When is the best time to divide my hostas? Gwen, Tulsa
If hostas need division, they can be divided either in early fall or spring as soon as new leaves emerge. Fall dividing may be preferable, but spring is also acceptable.
A general rule for division of perennials is to divide the spring-blooming plants in the fall and the summer- and fall-blooming plants in the early spring. Dividing when not flowering allows energy to be directed to growing new roots.
Some of the many plants that may be divided in the spring are hostas, asters, astilbe, gaillardia, black-eyed Susans, cannas, garden phlox, mums, coral bells, daylilies, purple cone flowers and tall sedum. Most of the ornamental grasses are also best divided in spring.
Not all perennials need dividing, but many will either outgrow their allotted space or multiply and become so dense in their centers that blooming suffers or they become susceptible to diseases. When the center of the clump becomes barren, it is time to divide. Another good reason to divide any perennial is to get new plants for your garden and to share with fellow gardeners.

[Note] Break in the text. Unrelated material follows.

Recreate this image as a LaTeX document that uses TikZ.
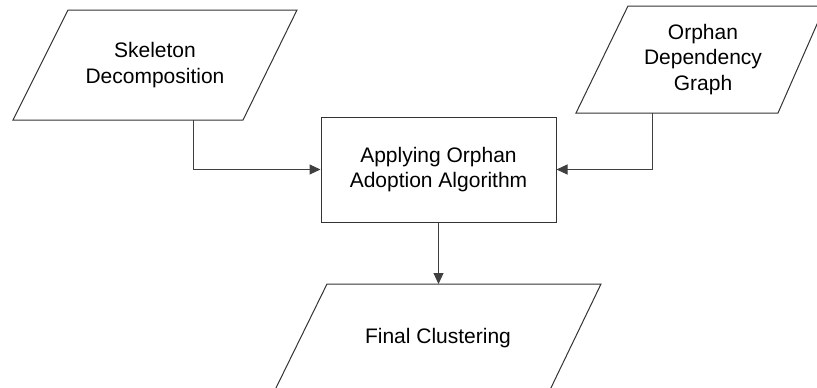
\documentclass[tikz,border=0pt]{standalone}
\usepackage{fontspec}
\setmainfont{Liberation Sans}
\usetikzlibrary{arrows.meta}
\begin{document}
\begin{tikzpicture}[x=1pt,y=-1pt,
  shapeline/.style={draw=black!80,line width=1pt},
  lbl/.style={align=center,font=\fontsize{21}{25.5}\selectfont,inner sep=0pt},
  conn/.style={draw=black!75,line width=1pt,-{Triangle[length=11pt,width=10pt]}}]
\useasboundingbox (0,0) rectangle (817,388);
% Skeleton Decomposition
\draw[shapeline] (68,10) -- (297,10) -- (243,120) -- (13,120) -- cycle;
\node[lbl] (sd) at (155,65) {Skeleton\\Decomposition};
\coordinate (sdb) at (193,120);
% Orphan Dependency Graph
\draw[shapeline] (628,6) -- (825,6) -- (778,113) -- (576,113) -- cycle;
\node[lbl] (odg) at (703,59.5) {Orphan\\Dependency\\Graph};
\coordinate (odgb) at (652,113);
% Box
\node[shapeline,lbl,minimum width=235pt,minimum height=105pt] (oaa) at (438.5,169.5) {Applying Orphan\\Adoption Algorithm};
% Final Clustering
\draw[shapeline] (327,284) -- (601,284) -- (548,394) -- (273,394) -- cycle;
\node[lbl] (fc) at (438,338) {Final Clustering};
\coordinate (fct) at (438.5,284);
% connectors
\draw[conn] (sdb) |- (oaa.west);
\draw[conn] (odgb) |- (oaa.east);
\draw[conn] (oaa.south) -- (fct);
\end{tikzpicture}
\end{document}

After deciding to divide, wait until the plant shows evidence of new growth in spring. Water the plant well one to two days before digging and prepare the new bed. Work in some good rotted manure or compost in the new bed, and then water to keep it moist. Adding a slow-released balance fertilizer to the soil would also be an option.
Dig the perennial with as large a root ball as possible and divide. You may need a sharp knife or hatchet to divide clumps, especially ornamental grasses with tough root balls. Be sure each division has three to four stems or leaves above ground and a generous amount of roots below. Do not let the roots dry out; keep a pail of water nearby to moisten the roots, if needed.
In the new hole spread the roots out and cover with soil. Most perennials should be replanted at their original depth. Water the new transplant well to establish good soil-to-root contact and mulch. Mulch will help conserve water, keep the bed weed free and control temperature extremes.
Dividing perennials not only improves the health and appearance of your garden, but it is also an excellent way to be a good neighbor.
The Tulsa Master Gardeners are volunteers who provide information to home gardeners. See tulsaworld.com/mastergardener
or call 918-746-3701 for garden-related questions.
March gardening tips
Plant cool-season vegetables now. All leafy vegetables, carrots, beets, onions, potatoes and others should be planted early this month.
February and March is the best time to plant strawberries in our area. It is important to select and prepare the site properly and choose the best strawberry types for Oklahoma. Obtain OSU fact sheet "Growing Strawberries in the Home Garden" for complete information at tulsaworld.com/growstrawberries
Fescue lawns may be seeded or reseeded in March, but September is the best time to seed. Fescue, which germinates in spring, generally can't establish an extensive enough root season to cope with the summer heat. Generous irrigation is needed.